Every protos.rip account has one personal scope, created when you complete the sign-up onboarding step that picks your handle. The slug is that handle — it doubles as your username for the rest of the product.
Personal scopes are free and include unlimited public modules; the private-module limit comes from your default plan. Use the personal scope when you’re publishing under your own name and don’t need teammates.

## Organization scopes

Create one when you want a shared namespace, multiple members, or a paid plan.
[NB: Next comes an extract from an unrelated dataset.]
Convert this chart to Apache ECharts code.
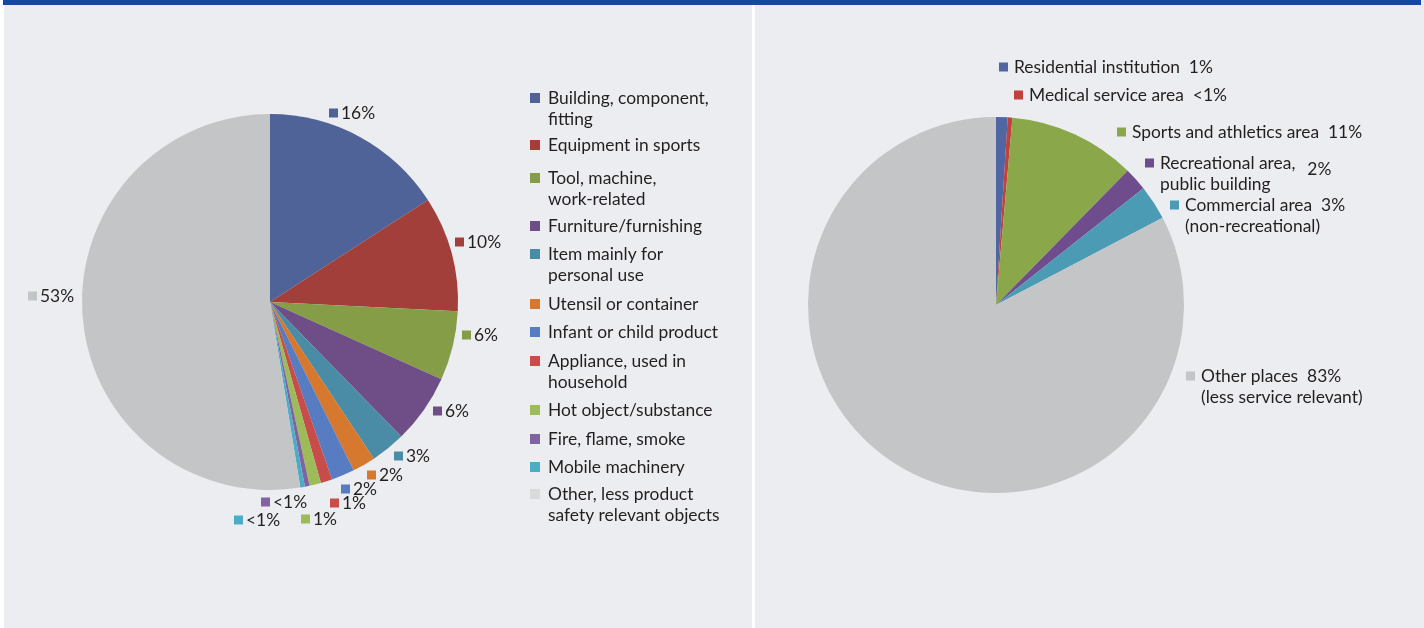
<!DOCTYPE html>
<html>
<head>
<meta charset="utf-8">
<script src="https://cdn.jsdelivr.net/npm/echarts@6/dist/echarts.min.js"></script>
<style>
  html, body { margin: 0; padding: 0; background: #ffffff; }
  #chart { width: 1424px; height: 628px; }
</style>
</head>
<body>
<div id="chart"></div>
<script>
// Product involved in the injury (left pie, with legend)
const productCategories = [
  'Building, component,\nfitting',
  'Equipment in sports',
  'Tool, machine,\nwork-related',
  'Furniture/furnishing',
  'Item mainly for\npersonal use',
  'Utensil or container',
  'Infant or child product',
  'Appliance, used in\nhousehold',
  'Hot object/substance',
  'Fire, flame, smoke',
  'Mobile machinery',
  'Other, less product\nsafety relevant objects'
];
const productShares = [16, 10, 6, 6, 3, 2, 2, 1, 1, 0.4, 0.4, 53];
const productColors = [
  '#4f6399', '#a23f3a', '#869d48', '#6f4d87', '#4a8ba6', '#d6792f',
  '#587cc1', '#c74c4a', '#9dbb59', '#8064a2', '#4bacc6', '#c4c5c7'
];

// Place where the injury happened (right pie, labelled directly)
const placeCategories = [
  'Residential institution',
  'Medical service area',
  'Sports and athletics area',
  'Recreational area,\npublic building',
  'Commercial area\n(non-recreational)',
  'Other places\n(less service relevant)'
];
const placeShares = [1, 0.4, 11, 2, 3, 83];
const placeColors = ['#4f66a3', '#c0423d', '#8aa84a', '#6f4d8c', '#4b9bb5', '#c4c5c7'];

// ---- layout ----
const FONT = 'Lato';
const FONT_SIZE = 17.4;
const TEXT_COLOR = '#231f20';
const LINE_H = 21;
const leftCenter = [270, 302];
const rightCenter = [996, 305];
const pieRadius = 188;

// label anchors (square's left edge, first-line middle) relative to each pie centre
const leftLabelAnchors = [
  [59, -189], [185, -60], [192, 33], [163, 109], [124, 154], [97, 173],
  [71, 187], [60, 201], [31, 217], [-9, 200], [-36, 218], [-242, -6]
];
const rightLabelAnchors = [
  [3, -238], [18, -210], [121, -173], [149, -142], [174, -100], [190, 71]
];
// the percentage sits between the two lines for this wrapped place name
const placeValueLowered = [false, false, false, true, false, false];
// legend: vertical middle of each colour square
const legendIconCenters = [98, 145, 178, 226, 254, 304, 332, 361, 410, 439, 467, 494];

function pct(v) {
  return v < 1 ? '<1%' : Math.round(v) + '%';
}

function richFor(colors, gap) {
  const base = { fontFamily: FONT, fontSize: FONT_SIZE, color: TEXT_COLOR, lineHeight: LINE_H };
  const rich = {
    t: Object.assign({}, base, { padding: [0, 0, 0, gap] }),
    v: Object.assign({}, base, { padding: [12, 0, 0, 12] }),
    ind: { width: 9, height: 9 }
  };
  colors.forEach((c, i) => {
    rich['s' + i] = { width: 9, height: 9, backgroundColor: c };
  });
  return rich;
}

function anchorLayout(center, anchors) {
  return function (p) {
    const a = anchors[p.dataIndex];
    return {
      x: center[0] + a[0],
      y: center[1] + a[1] - LINE_H / 2,
      align: 'left',
      verticalAlign: 'top'
    };
  };
}

const chart = echarts.init(document.getElementById('chart'), null, { renderer: 'canvas' });

// one legend block per entry so wrapped names keep their square on the first line
const legends = productCategories.map((name, i) => {
  const twoLine = name.indexOf('\n') >= 0;
  const boxHalf = twoLine ? (LINE_H * 3) / 2 : LINE_H / 2;
  const item = { name: name };
  if (i === productCategories.length - 1) item.itemStyle = { color: '#d9dadc' };
  return {
    data: [item],
    orient: 'vertical',
    left: 530,
    top: legendIconCenters[i] - boxHalf,
    padding: 0,
    itemWidth: 10,
    itemHeight: 10,
    icon: 'rect',
    selectedMode: false,
    formatter: n => (twoLine ? '\n' + n : n),
    textStyle: {
      fontFamily: FONT,
      fontSize: FONT_SIZE,
      color: TEXT_COLOR,
      lineHeight: LINE_H,
      padding: [0, 0, 0, 3]
    }
  };
});

const option = {
  backgroundColor: '#ffffff',
  animation: false,
  textStyle: { fontFamily: FONT },
  graphic: [
    { type: 'rect', silent: true, z: -10, shape: { x: 4, y: 0, width: 748, height: 628 }, style: { fill: '#ecedf0' } },
    { type: 'rect', silent: true, z: -10, shape: { x: 755, y: 0, width: 669, height: 628 }, style: { fill: '#ecedf0' } },
    { type: 'rect', silent: true, z: -10, shape: { x: 3, y: 0, width: 1418, height: 5 }, style: { fill: '#15499b' } }
  ],
  legend: legends,
  series: [
    {
      type: 'pie',
      center: leftCenter,
      radius: pieRadius,
      startAngle: 90,
      clockwise: true,
      avoidLabelOverlap: false,
      itemStyle: { borderWidth: 0 },
      emphasis: { disabled: true },
      labelLine: { show: false, length: 4, length2: 0 },
      label: {
        show: true,
        position: 'outside',
        formatter: p => '{s' + p.dataIndex + '|}{t|' + pct(p.value) + '}',
        rich: richFor(productColors, 3)
      },
      labelLayout: anchorLayout(leftCenter, leftLabelAnchors),
      data: productCategories.map((name, i) => ({
        name: name,
        value: productShares[i],
        itemStyle: { color: productColors[i] }
      }))
    },
    {
      type: 'pie',
      center: rightCenter,
      radius: pieRadius,
      startAngle: 90,
      clockwise: true,
      avoidLabelOverlap: false,
      itemStyle: { borderWidth: 0 },
      emphasis: { disabled: true },
      labelLine: { show: false, length: 4, length2: 0 },
      label: {
        show: true,
        position: 'outside',
        formatter: p => {
          const lines = p.name.split('\n');
          let s = '{s' + p.dataIndex + '|}';
          if (placeValueLowered[p.dataIndex]) {
            s += '{t|' + lines[0] + '}{v|' + pct(p.value) + '}';
          } else {
            s += '{t|' + lines[0] + '  ' + pct(p.value) + '}';
          }
          for (let k = 1; k < lines.length; k++) {
            s += '\n{ind|}{t|' + lines[k] + '}';
          }
          return s;
        },
        rich: richFor(placeColors, 6)
      },
      labelLayout: anchorLayout(rightCenter, rightLabelAnchors),
      data: placeCategories.map((name, i) => ({
        name: name,
        value: placeShares[i],
        itemStyle: { color: placeColors[i] }
      }))
    }
  ]
};

chart.setOption(option);
</script>
</body>
</html>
Visit [/dashboard/new-org](/dashboard/new-org) and fill in display name, slug, and plan.
The slug is what appears in module URLs as `protos.rip/<slug>/<module>` — pick something short and recognisable. The dashboard checks availability as you type.
Review the [pricing page](/pricing) for the current plan options before choosing one.

## Naming rules

Handles and org slugs share the same validation. The slug is between 2 and 39 characters, lowercase letters, digits, and hyphens. Hyphens cannot lead, trail, or appear consecutively.
Some handles are reserved or banned and the slug-availability check rejects them.
Changing a slug after creation is not supported — pick something you can keep.

## After the scope exists

The buf CLI doesn’t create scopes; create the scope in the dashboard first, then point modules at it.
Push to a module under a scope that doesn’t exist and the registry returns `module "<scope>/<module>" not found` — the module lookup fails before the scope-not-found check fires.
Create the module under your scope with `buf registry module create protos.rip/<scope>/<module>` — see [Create and publish a module](/docs/guides/create-and-publish-a-module).